A Kolmogorov-Arnold Neural Model for Cascading Extremes

TL;DR

This paper introduces KANE, a neural network model based on Kolmogorov-Arnold networks, to assess the probability of cascading extreme events like earthquakes and tsunamis, with applications in seismology and climatology.

Contribution

It develops a novel neural network framework integrating extreme value theory to model domino effects in cascading extreme events, with a natural parameter enforcement layer.

Findings

Demonstrates effectiveness through numerical studies

Successfully applied to real-world seismology data

Provides a new tool for risk assessment of cascading extremes

Abstract

This paper addresses the growing concern of cascading extreme events, such as an extreme earthquake followed by a tsunami, by presenting a novel method for risk assessment focused on these domino effects.
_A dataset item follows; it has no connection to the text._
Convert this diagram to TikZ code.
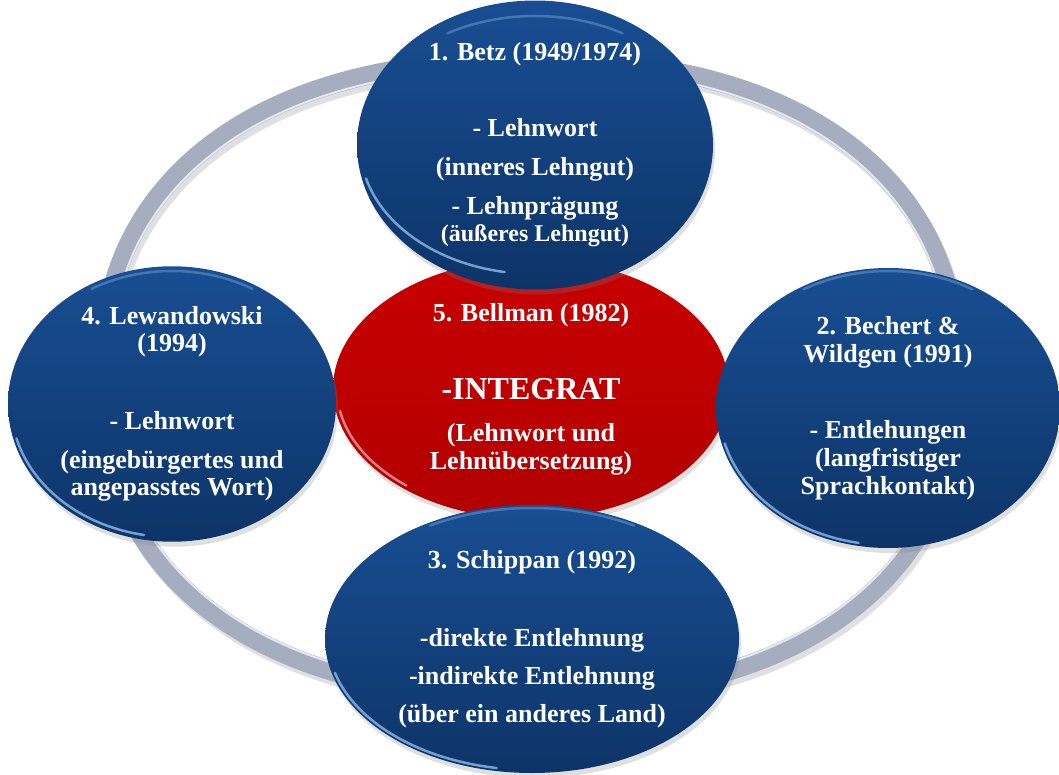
\documentclass[tikz,border=0pt]{standalone}
\usepackage{fontspec}
\setmainfont{Liberation Serif}
\usetikzlibrary{shapes.geometric,shadows}

\definecolor{ringgray}{RGB}{166,173,190}
\definecolor{ringlight}{RGB}{228,232,242}
\definecolor{bluetop}{RGB}{24,78,146}
\definecolor{bluebot}{RGB}{13,52,104}
\definecolor{rimblue}{RGB}{150,195,245}
\definecolor{redtop}{RGB}{200,0,0}
\definecolor{redbot}{RGB}{178,0,0}

\begin{document}
\begin{tikzpicture}[x=1pt,y=1pt,
  blob/.style={ellipse,inner sep=0pt,text=white,align=center,
    top color=bluetop,bottom color=bluebot,
    drop shadow={opacity=.25,shadow xshift=2pt,shadow yshift=-5pt}},
  redblob/.style={blob,top color=redtop,bottom color=redbot},
  rim/.style={line width=2.5pt,line cap=round,rimblue,opacity=.75}]
  \useasboundingbox (0,0) rectangle (1059,774);

  % silver ring behind everything (slightly squarish oval)
  \draw[black,opacity=.12,line width=19pt] plot[domain=1.25:361.25,samples=145,smooth]
    ({533+428*sign(cos(\x))*abs(cos(\x))^0.87},{391+318*sign(sin(\x))*abs(sin(\x))^0.87}) -- cycle;
  \draw[ringgray,line width=19pt] plot[domain=1.25:361.25,samples=145,smooth]
    ({530+428*sign(cos(\x))*abs(cos(\x))^0.87},{396+318*sign(sin(\x))*abs(sin(\x))^0.87}) -- cycle;
  \draw[ringlight,line width=2pt] plot[domain=1.25:361.25,samples=145,smooth]
    ({530+420*sign(cos(\x))*abs(cos(\x))^0.87},{396+310*sign(sin(\x))*abs(sin(\x))^0.87}) -- cycle;

  \node[redblob,minimum width=396,minimum height=260,
    font=\fontsize{26}{28}\selectfont\bfseries] at (531,385) (bell)
    {5. Bellman (1982)\\[50pt]{\fontsize{32}{28}\selectfont -INTEGRAT}\\[14pt](Lehnwort und\\Lehnübersetzung)};
  \draw[line width=2.5pt,line cap=round,white,opacity=.5,shift={(bell.center)}]
    (190:194 and 126) arc[start angle=190,end angle=230,x radius=194,y radius=126];

  \node[blob,minimum width=356,minimum height=264,
    font=\fontsize{26}{39}\selectfont\bfseries] at (535,629) (betz)
    {1. Betz (1949/1974)\\[37pt]- Lehnwort\\(inneres Lehngut)\\- Lehnprägung\\[-12pt]{\fontsize{24}{28}\selectfont(äußeres Lehngut)}};

  \node[blob,minimum width=328,minimum height=272,
    font=\fontsize{26}{27}\selectfont\bfseries] at (172,370) (lewa)
    {4. Lewandowski\\(1994)\\[51pt]- Lehnwort\\[12pt](eingebürgertes und\\angepasstes Wort)};

  \node[blob,minimum width=344,minimum height=280,
    font=\fontsize{26}{28}\selectfont\bfseries] at (888,366) (bech)
    {2. Bechert \&\\Wildgen (1991)\\[48pt]- Entlehungen\\(langfristiger\\Sprachkontakt)};

  \node[blob,minimum width=414,minimum height=268,
    font=\fontsize{26}{38}\selectfont\bfseries] at (532,135) (schi)
    {3. Schippan (1992)\\[40pt]-direkte Entlehnung\\-indirekte Entlehnung\\(über ein anderes Land)};

  % light rims on the blue ellipses
  \foreach \n/\a/\b in {betz/175/129,lewa/161/133,bech/169/137,schi/204/131}{
    \draw[rim,shift={(\n.center)}] (195:{\a} and {\b}) arc[start angle=195,end angle=260,x radius=\a,y radius=\b];
    \draw[rim,opacity=.35,shift={(\n.center)}] (60:{\a} and {\b}) arc[start angle=60,end angle=120,x radius=\a,y radius=\b];
  }
\end{tikzpicture}
\end{document}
The proposed approach develops an extreme value theory framework within a Kolmogorov-Arnold network (KAN) to estimate the probability of one extreme event triggering another, conditionally on a feature vector. An extra layer is added to the KAN architecture to ensure that the parameter of interest lies within the unit interval, and we refer to the resulting neural model as KANE (KAN with Natural Enforcement). The proposed method is backed by exhaustive numerical studies and further illustrated with real-world applications to seismology and climatology.